Light is Right Joe Campbell

Light is Right Joe Campbell

My parents were immigrants. At the end of the Great War, they left Ireland for Canada, and at the beginning of the Great Depression, they had me. I guess every marriage experiences its ups and downs.

I’m an immigrant, too. Oh, I didn’t leave Canada for another country. Canada left me for another culture. The culture I grew up in is not the culture I’m living in now.

When we were growing up, neither my friends nor I had the luxury of just a single parent to discipline us, or even one parent at a time. We had to put up with two at a time. It seemed unfair. We also lacked the variety that successive parents or parent-like partners give family life.

Social and religious leaders were responsible for our situation. They considered families the basic cells of society and aimed to keep them intact. You could say that, in this respect, our leaders were against cell division. Why, adultery provided virtually the only grounds for divorce and it took an act of Parliament to get one. So my friends and I were each destined to spend our formative years with one set of parents and we missed all sorts of exciting encounters with social workers, foster families, bureaucrats, and police.

I guess that’s what you can expect in a mainly Christian culture. Even our founding Constitution, the British North America Act, provided for both Catholic and Protestant schools.
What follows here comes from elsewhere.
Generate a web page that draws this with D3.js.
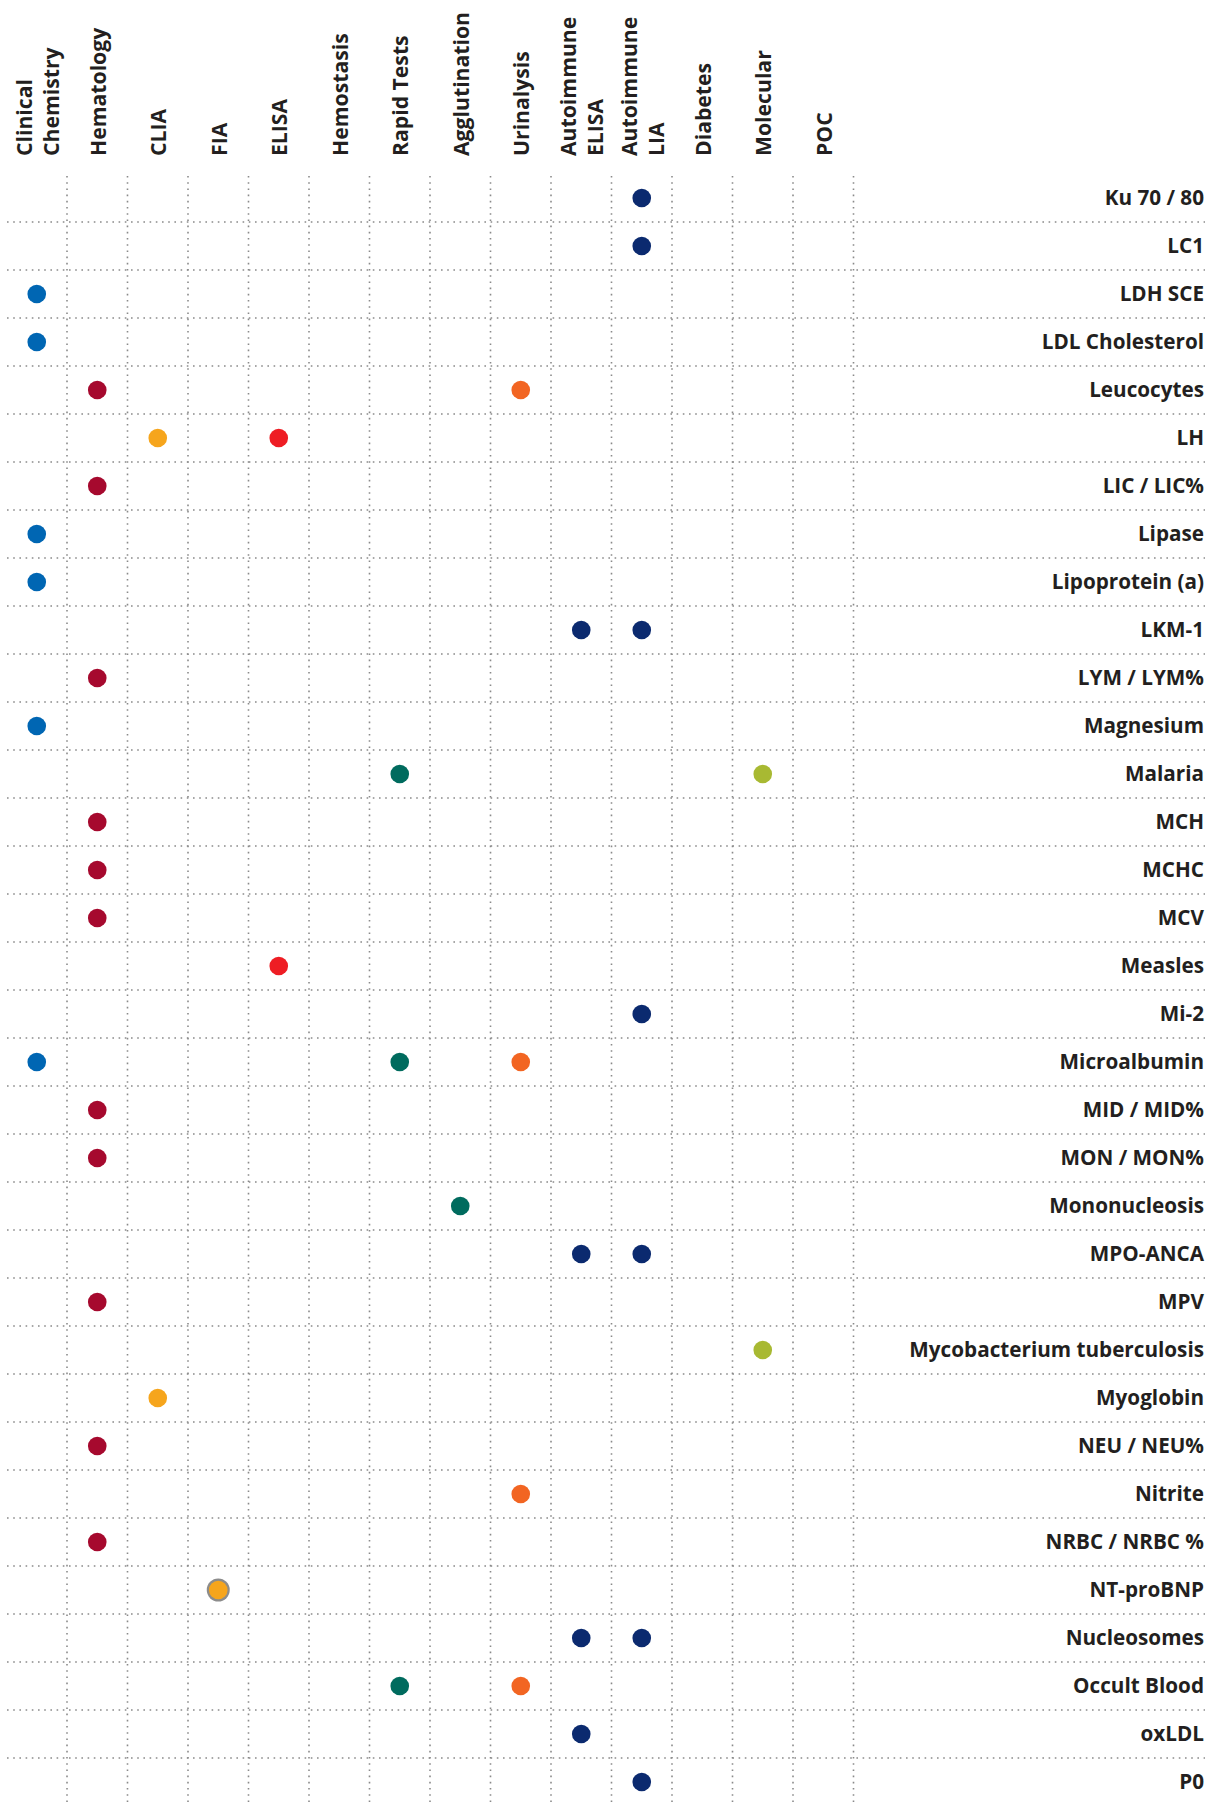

Although they differed on doctrine, they held us to a similar sexual morality, as did the society at large.

Hence, sodomy, contraception and abortion were illegal and fornication and adultery were under a stigma. If we didn’t want to remain celibate, we were expected to resort to romance, courtship and life-long marriage, not to mention commit to sacrificial love for our spouses and children.

It wasn’t easy growing up in that culture, but most of us did, despite the moral and legal strictures. Or maybe it was because of them, although we didn’t dare admit that possibility in front of our elders. Which is paradoxical, because when we had children of our own, we tried to inculcate the same morality. We had some nagging notion that it might be good for families and that families might be good for us. More specifically, we feared that if we didn’t inculcate it, our children might grow old without growing up.

When I was a boy, governments didn’t assist families much financially. I never heard anyone say, “We’re from the government and we’re here to help.” Families were expected to be self-reliant and succeed by trial and error. We didn’t seem to mind, though. I guess we preferred making our own mistakes to implementing the government’s.

Although not intentional, this policy probably limited immigration. Newcomers expected the opportunity to support themselves. Unlike today, they had no reason to expect that governments would support them.

Of course, we didn’t need the huge numbers of immigrants we admit today. Under sexual restraint, our largely intact families procreated enough children to keep the economy going. Under sexual license, our increasingly diverse families can’t seem to do it. Because a flagging economy limits income redistribution, and fragmented families are often poor, maybe sexual morality has something to do with social justice.

As many families didn’t own a car, they had to settle in neighbourhoods that were largely self-sufficient. In ours, churches, schools, a grocer, baker, butcher, druggist, clothier, and shoemaker were within walking distance. So were a hardware store and a garage that repaired cars and sold gas and oil. Doctors made house calls as did milk men, bread men, fruit men, ice men and farmers selling eggs and other produce, and our dentist worked out of his home.

It was like living in a town, even though the family I grew up in lived in a city, and we didn’t have to go downtown for most things. Oh, we did if we wanted to see a movie or dine at a fancy restaurant. But canned entertainment wasn’t as ubiquitous as it is today. As for eating out, well, with first-rate, in-house chefs, usually our mothers, home cooking was hard to beat.

So with few exceptions, we provided our own entertainment and made our own fun. As we enjoyed playing outdoors and eating in-house, our parents didn’t worry about childhood obesity.

Standard-bearers of the new culture call it post-Christian and progressive. I can’t help noticing, though, that with respect to sexual practices and family outcomes, it resembles the culture of the late Roman Republic and Empire. This would make it pre-Christian and regressive.